Conversely, if Mrs. Clinton's favorite anecdotes have to do with demonstrating the sincerity of her feelings, Mr. Obama's have to do with overawing people with the force of his authenticity. He writes that his constituents "tell me that they have great hopes for me, but that they are worried that Washington is going to change me and I will end up just like all the rest of the people in power. Please stay who you are, they will say to me."

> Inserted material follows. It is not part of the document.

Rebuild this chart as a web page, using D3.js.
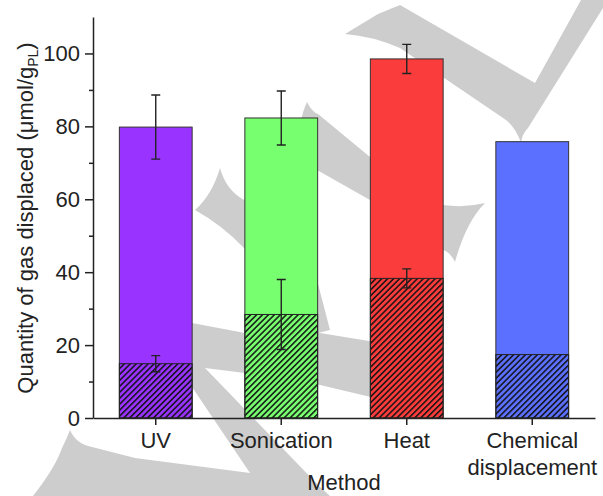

As these lines suggest, if the vice of sincerity is self-pity, the vice of authenticity is narcissism the belief that one is virtuous and lovable simply for being one's self. When one of Mr. Obama's supporters, questioned on a television talk show, notoriously couldn't name a single one of the candidate's accomplishments, he was inadvertently carrying to its conclusion the logic of authenticity: the idea that what you are matters more than what you do. The overreliance of Mr. Obama's campaign on his personal charisma is already emerging as the favorite target of his opponents. Ironically, if his books weren't so well written, they wouldn't offer such credible support for the charge.